=== Stored data entries ===
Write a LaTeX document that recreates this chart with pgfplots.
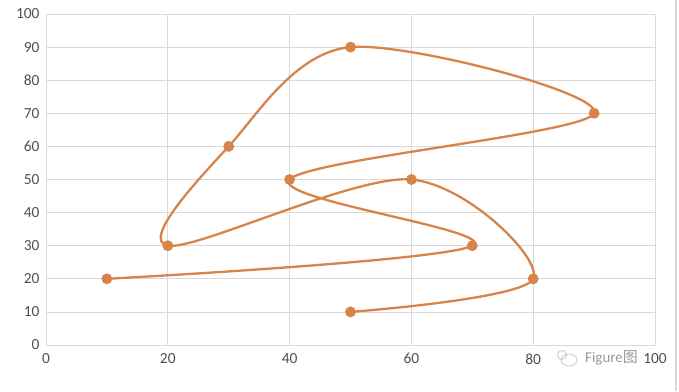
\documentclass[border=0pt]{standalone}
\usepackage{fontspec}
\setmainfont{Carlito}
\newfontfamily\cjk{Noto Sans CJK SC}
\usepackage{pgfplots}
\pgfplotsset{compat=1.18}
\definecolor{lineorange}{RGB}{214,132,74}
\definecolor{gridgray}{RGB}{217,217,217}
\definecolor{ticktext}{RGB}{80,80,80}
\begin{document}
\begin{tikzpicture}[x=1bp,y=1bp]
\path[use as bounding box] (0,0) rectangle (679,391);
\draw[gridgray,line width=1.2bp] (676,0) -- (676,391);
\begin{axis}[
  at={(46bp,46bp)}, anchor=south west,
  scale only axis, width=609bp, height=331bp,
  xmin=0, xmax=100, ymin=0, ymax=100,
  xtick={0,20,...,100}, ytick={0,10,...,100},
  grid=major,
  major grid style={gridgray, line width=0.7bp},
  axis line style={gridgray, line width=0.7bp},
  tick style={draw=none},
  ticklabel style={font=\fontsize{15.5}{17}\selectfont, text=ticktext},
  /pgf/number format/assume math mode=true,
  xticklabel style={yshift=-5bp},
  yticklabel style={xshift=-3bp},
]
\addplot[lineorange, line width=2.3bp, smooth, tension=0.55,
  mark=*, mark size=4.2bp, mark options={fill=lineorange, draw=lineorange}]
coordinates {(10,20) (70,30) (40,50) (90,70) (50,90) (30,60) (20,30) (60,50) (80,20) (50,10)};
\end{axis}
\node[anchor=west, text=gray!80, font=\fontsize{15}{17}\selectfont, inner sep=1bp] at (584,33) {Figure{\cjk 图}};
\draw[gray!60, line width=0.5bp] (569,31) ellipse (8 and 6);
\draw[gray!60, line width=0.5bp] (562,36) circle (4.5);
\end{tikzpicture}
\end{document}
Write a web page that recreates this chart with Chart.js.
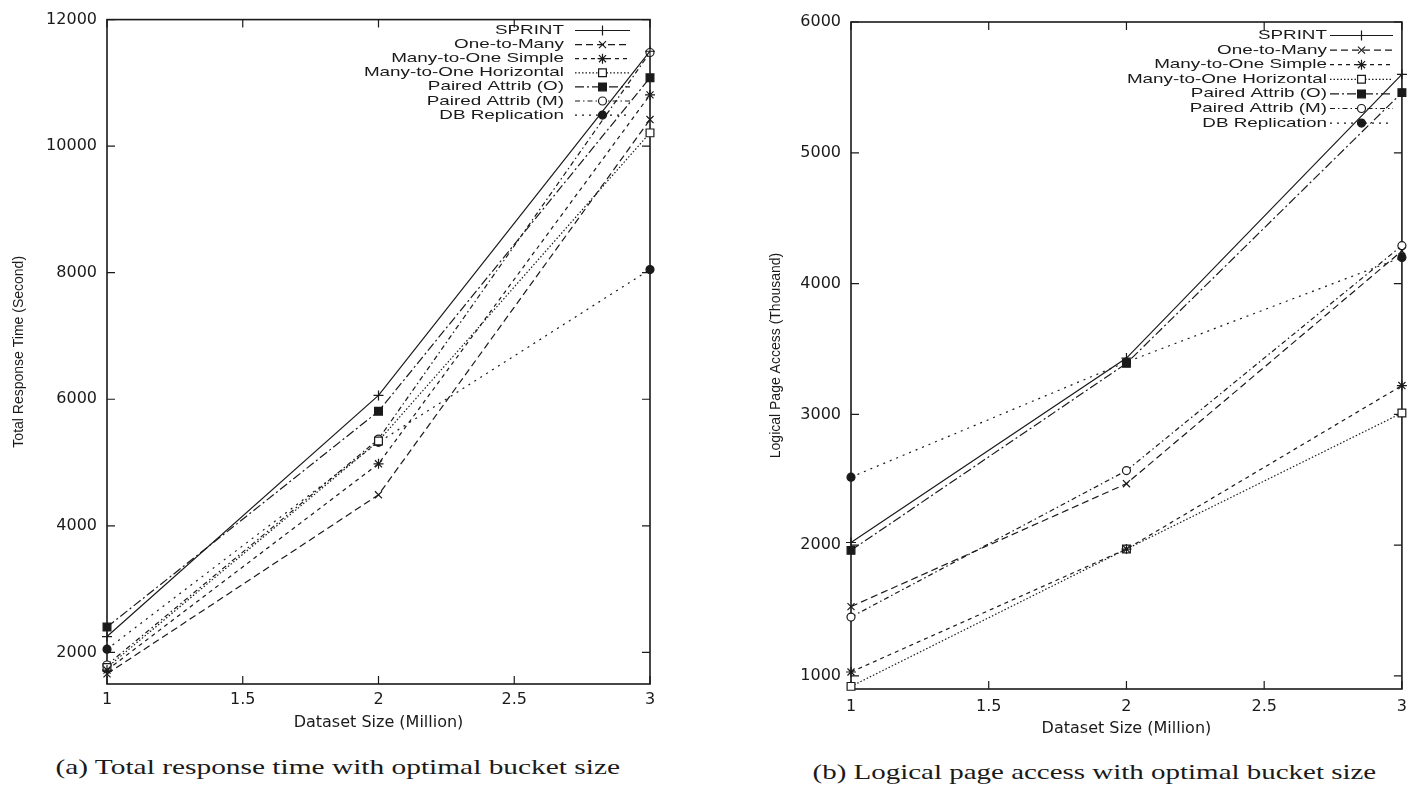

=== What is needed ===
Select and copy each line from the data that includes the word "recreates".

=== Solution to the exercise ===
Write a LaTeX document that recreates this chart with pgfplots.
Write a web page that recreates this chart with Chart.js.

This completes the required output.